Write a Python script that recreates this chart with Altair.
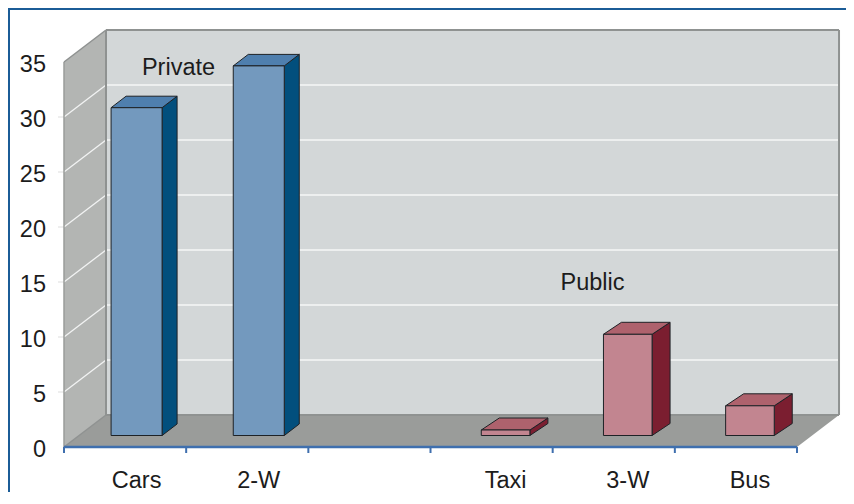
import altair as alt
import pandas as pd

categories = ["Cars", "2-W", "", "Taxi", "3-W", "Bus"]
values = [29.8, 33.6, None, 0.5, 9.2, 2.7]
groups = ["private", "private", None, "public", "public", "public"]
y_ticks = [0, 5, 10, 15, 20, 25, 30, 35]
annotations = ["Private", "Public"]

W, H = 838, 484
PX_U, PX_V = 122.17, 11.0          # pixels per x slot / per y unit
X0, Y0 = 64 - 8, 447 - 8           # origin of the front plane in the plot area
XMIN = -X0 / PX_U
XMAX = (W - X0) / PX_U
YMAX = Y0 / PX_V
YMIN = (Y0 - H) / PX_V
DU, DV = 42 / PX_U, 32 / PX_V      # chart depth
xs = alt.Scale(domain=[XMIN, XMAX], nice=False, zero=False)
ys = alt.Scale(domain=[YMIN, YMAX], nice=False, zero=False)
FONT = "Liberation Sans"
TXT = "#1C1C1C"

X = lambda f="u": alt.X(f"{f}:Q", scale=xs, axis=None)
Y = lambda f="v": alt.Y(f"{f}:Q", scale=ys, axis=None, stack=None)


def vert(points, **style):
    """Area with vertical sides: points are (u, v_top, v_bottom)."""
    df = pd.DataFrame(points, columns=["u", "v", "v2"])
    return alt.Chart(df).mark_area(orient="vertical", **style).encode(
        x=X(), y=Y(), y2="v2:Q")


def horiz(points, **style):
    """Area with horizontal sides: points are (v, u_left, u_right)."""
    df = pd.DataFrame(points, columns=["v", "u", "u2"])
    return alt.Chart(df).mark_area(orient="horizontal", **style).encode(
        y=Y(), x=X(), x2="u2:Q")


def seg(u0, v0, u1, v1, color, width):
    df = pd.DataFrame({"u": [u0, u1], "v": [v0, v1], "o": [0, 1]})
    return alt.Chart(df).mark_line(color=color, strokeWidth=width).encode(
        x=X(), y=Y(), order="o:O")


TOP = y_ticks[-1]
layers = []
# walls and floor
layers.append(vert([(DU, TOP + DV, DV), (6 + DU, TOP + DV, DV)], color="#D3D7D8"))
layers.append(vert([(0, TOP, 0), (DU, TOP + DV, DV)], color="#B3B5B3"))
layers.append(horiz([(0, 0, 6), (DV, DU, 6 + DU)], color="#9A9C9A"))

# gridlines
for t in y_ticks[1:-1]:
    layers.append(seg(0, t, DU, t + DV, "#F2F3F3", 1.3))
    layers.append(seg(DU, t + DV, 6 + DU, t + DV, "#F6F7F7", 1.6))
    layers.append(seg(-6 / PX_U, t, 0, t, "#DDDDDD", 1))

# wall edges
EDGE = "#8F9291"
layers.append(seg(DU, TOP + DV, 6 + DU, TOP + DV, EDGE, 2))
layers.append(seg(6 + DU, TOP + DV, 6 + DU, DV, EDGE, 2))
layers.append(seg(DU, TOP + DV, DU, DV, EDGE, 2))
layers.append(seg(DU, DV, 6 + DU, DV, EDGE, 2))
layers.append(seg(0, 0, 0, TOP, "#9A9C9A", 1.5))
layers.append(seg(0, TOP, DU, TOP + DV, EDGE, 1.5))
layers.append(seg(0, 0, DU, DV, EDGE, 1.5))

# x axis line and ticks
AXIS = "#3F6FAE"
layers.append(seg(0, 0, 6, 0, AXIS, 2.4))
for i in range(7):
    layers.append(seg(i, 0, i, -6 / PX_V, AXIS, 2))

# bars
STYLE = {
    "private": dict(front="#7399BE", top="#4F7FAE", side="#024F7D",
                    hw=25.5 / PX_U, dx=15 / PX_U, dy=11.5 / PX_V, shift=11.5 / PX_U),
    "public": dict(front="#C28590", top="#AE626D", side="#7B1E30",
                   hw=24.3 / PX_U, dx=18 / PX_U, dy=12 / PX_V, shift=14 / PX_U),
}
BASE = (447 - 435.5) / PX_V
OUT = "#1E2226"
label_u = []
for i, (val, grp) in enumerate(zip(values, groups)):
    if val is None:
        label_u.append(i + 0.5)
        continue
    s = STYLE[grp]
    c = i + 0.5 + s["shift"]
    label_u.append(c)
    l, r = c - s["hw"], c + s["hw"]
    top = BASE + val
    line = dict(stroke=OUT, strokeWidth=1)
    layers.append(vert([(r, top, BASE), (r + s["dx"], top + s["dy"], BASE + s["dy"])],
                       color=s["side"], **line))
    layers.append(horiz([(top, l, r), (top + s["dy"], l + s["dx"], r + s["dx"])],
                        color=s["top"], **line))
    layers.append(vert([(l, top, BASE), (r, top, BASE)], color=s["front"], **line))

# frame
FRAME = "#1B5C97"
layers.append(seg(XMIN, (Y0 - 1) / PX_V, XMAX, (Y0 - 1) / PX_V, FRAME, 2))
layers.append(seg((1 - X0) / PX_U, YMAX, (1 - X0) / PX_U, YMIN, FRAME, 2))

# texts
tick_df = pd.DataFrame({"t": [str(t) for t in y_ticks], "v": y_ticks})
tick_df["u"] = -18 / PX_U
layers.append(alt.Chart(tick_df).mark_text(
    align="right", baseline="middle", font=FONT, fontSize=23.5, color=TXT, dy=2.5
).encode(x=X(), y=Y(), text="t:N"))

cat_df = pd.DataFrame({"t": categories, "u": label_u})
cat_df = cat_df[cat_df.t != ""]
cat_df["v"] = -33.5 / PX_V
layers.append(alt.Chart(cat_df).mark_text(
    align="center", baseline="middle", font=FONT, fontSize=23.5, color=TXT
).encode(x=X(), y=Y(), text="t:N"))

ann_df = pd.DataFrame({"t": annotations,
                       "u": [(178.5 - 64) / PX_U, (592.5 - 64) / PX_U],
                       "v": [(447 - 68) / PX_V, (447 - 283) / PX_V]})
layers.append(alt.Chart(ann_df).mark_text(
    align="center", baseline="middle", font=FONT, fontSize=23.5, color=TXT
).encode(x=X(), y=Y(), text="t:N"))

chart = alt.layer(*layers).properties(
    width=W, height=H, padding=0,
    autosize=alt.AutoSizeParams(type="none"),
).configure_view(stroke=None)

chart.save("out.html", embed_options={"renderer": "svg", "actions": False})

§ Request: Transcribe all the data word for word; the images stay out.

§ Exercise output:
Write a Python script that recreates this chart with Altair.
import altair as alt
import pandas as pd

categories = ["Cars", "2-W", "", "Taxi", "3-W", "Bus"]
values = [29.8, 33.6, None, 0.5, 9.2, 2.7]
groups = ["private", "private", None, "public", "public", "public"]
y_ticks = [0, 5, 10, 15, 20, 25, 30, 35]
annotations = ["Private", "Public"]

W, H = 838, 484
PX_U, PX_V = 122.17, 11.0          # pixels per x slot / per y unit
X0, Y0 = 64 - 8, 447 - 8           # origin of the front plane in the plot area
XMIN = -X0 / PX_U
XMAX = (W - X0) / PX_U
YMAX = Y0 / PX_V
YMIN = (Y0 - H) / PX_V
DU, DV = 42 / PX_U, 32 / PX_V      # chart depth
xs = alt.Scale(domain=[XMIN, XMAX], nice=False, zero=False)
ys = alt.Scale(domain=[YMIN, YMAX], nice=False, zero=False)
FONT = "Liberation Sans"
TXT = "#1C1C1C"

X = lambda f="u": alt.X(f"{f}:Q", scale=xs, axis=None)
Y = lambda f="v": alt.Y(f"{f}:Q", scale=ys, axis=None, stack=None)


def vert(points, **style):
    """Area with vertical sides: points are (u, v_top, v_bottom)."""
    df = pd.DataFrame(points, columns=["u", "v", "v2"])
    return alt.Chart(df).mark_area(orient="vertical", **style).encode(
        x=X(), y=Y(), y2="v2:Q")


def horiz(points, **style):
    """Area with horizontal sides: points are (v, u_left, u_right)."""
    df = pd.DataFrame(points, columns=["v", "u", "u2"])
    return alt.Chart(df).mark_area(orient="horizontal", **style).encode(
        y=Y(), x=X(), x2="u2:Q")


def seg(u0, v0, u1, v1, color, width):
    df = pd.DataFrame({"u": [u0, u1], "v": [v0, v1], "o": [0, 1]})
    return alt.Chart(df).mark_line(color=color, strokeWidth=width).encode(
        x=X(), y=Y(), order="o:O")


TOP = y_ticks[-1]
layers = []
# walls and floor
layers.append(vert([(DU, TOP + DV, DV), (6 + DU, TOP + DV, DV)], color="#D3D7D8"))
layers.append(vert([(0, TOP, 0), (DU, TOP + DV, DV)], color="#B3B5B3"))
layers.append(horiz([(0, 0, 6), (DV, DU, 6 + DU)], color="#9A9C9A"))

# gridlines
for t in y_ticks[1:-1]:
    layers.append(seg(0, t, DU, t + DV, "#F2F3F3", 1.3))
    layers.append(seg(DU, t + DV, 6 + DU, t + DV, "#F6F7F7", 1.6))
    layers.append(seg(-6 / PX_U, t, 0, t, "#DDDDDD", 1))

# wall edges
EDGE = "#8F9291"
layers.append(seg(DU, TOP + DV, 6 + DU, TOP + DV, EDGE, 2))
layers.append(seg(6 + DU, TOP + DV, 6 + DU, DV, EDGE, 2))
layers.append(seg(DU, TOP + DV, DU, DV, EDGE, 2))
layers.append(seg(DU, DV, 6 + DU, DV, EDGE, 2))
layers.append(seg(0, 0, 0, TOP, "#9A9C9A", 1.5))
layers.append(seg(0, TOP, DU, TOP + DV, EDGE, 1.5))
layers.append(seg(0, 0, DU, DV, EDGE, 1.5))

# x axis line and ticks
AXIS = "#3F6FAE"
layers.append(seg(0, 0, 6, 0, AXIS, 2.4))
for i in range(7):
    layers.append(seg(i, 0, i, -6 / PX_V, AXIS, 2))

# bars
STYLE = {
    "private": dict(front="#7399BE", top="#4F7FAE", side="#024F7D",
                    hw=25.5 / PX_U, dx=15 / PX_U, dy=11.5 / PX_V, shift=11.5 / PX_U),
    "public": dict(front="#C28590", top="#AE626D", side="#7B1E30",
                   hw=24.3 / PX_U, dx=18 / PX_U, dy=12 / PX_V, shift=14 / PX_U),
}
BASE = (447 - 435.5) / PX_V
OUT = "#1E2226"
label_u = []
for i, (val, grp) in enumerate(zip(values, groups)):
    if val is None:
        label_u.append(i + 0.5)
        continue
    s = STYLE[grp]
    c = i + 0.5 + s["shift"]
    label_u.append(c)
    l, r = c - s["hw"], c + s["hw"]
    top = BASE + val
    line = dict(stroke=OUT, strokeWidth=1)
    layers.append(vert([(r, top, BASE), (r + s["dx"], top + s["dy"], BASE + s["dy"])],
                       color=s["side"], **line))
    layers.append(horiz([(top, l, r), (top + s["dy"], l + s["dx"], r + s["dx"])],
                        color=s["top"], **line))
    layers.append(vert([(l, top, BASE), (r, top, BASE)], color=s["front"], **line))

# frame
FRAME = "#1B5C97"
layers.append(seg(XMIN, (Y0 - 1) / PX_V, XMAX, (Y0 - 1) / PX_V, FRAME, 2))
layers.append(seg((1 - X0) / PX_U, YMAX, (1 - X0) / PX_U, YMIN, FRAME, 2))

# texts
tick_df = pd.DataFrame({"t": [str(t) for t in y_ticks], "v": y_ticks})
tick_df["u"] = -18 / PX_U
layers.append(alt.Chart(tick_df).mark_text(
    align="right", baseline="middle", font=FONT, fontSize=23.5, color=TXT, dy=2.5
).encode(x=X(), y=Y(), text="t:N"))

cat_df = pd.DataFrame({"t": categories, "u": label_u})
cat_df = cat_df[cat_df.t != ""]
cat_df["v"] = -33.5 / PX_V
layers.append(alt.Chart(cat_df).mark_text(
    align="center", baseline="middle", font=FONT, fontSize=23.5, color=TXT
).encode(x=X(), y=Y(), text="t:N"))

ann_df = pd.DataFrame({"t": annotations,
                       "u": [(178.5 - 64) / PX_U, (592.5 - 64) / PX_U],
                       "v": [(447 - 68) / PX_V, (447 - 283) / PX_V]})
layers.append(alt.Chart(ann_df).mark_text(
    align="center", baseline="middle", font=FONT, fontSize=23.5, color=TXT
).encode(x=X(), y=Y(), text="t:N"))

chart = alt.layer(*layers).properties(
    width=W, height=H, padding=0,
    autosize=alt.AutoSizeParams(type="none"),
).configure_view(stroke=None)

chart.save("out.html", embed_options={"renderer": "svg", "actions": False})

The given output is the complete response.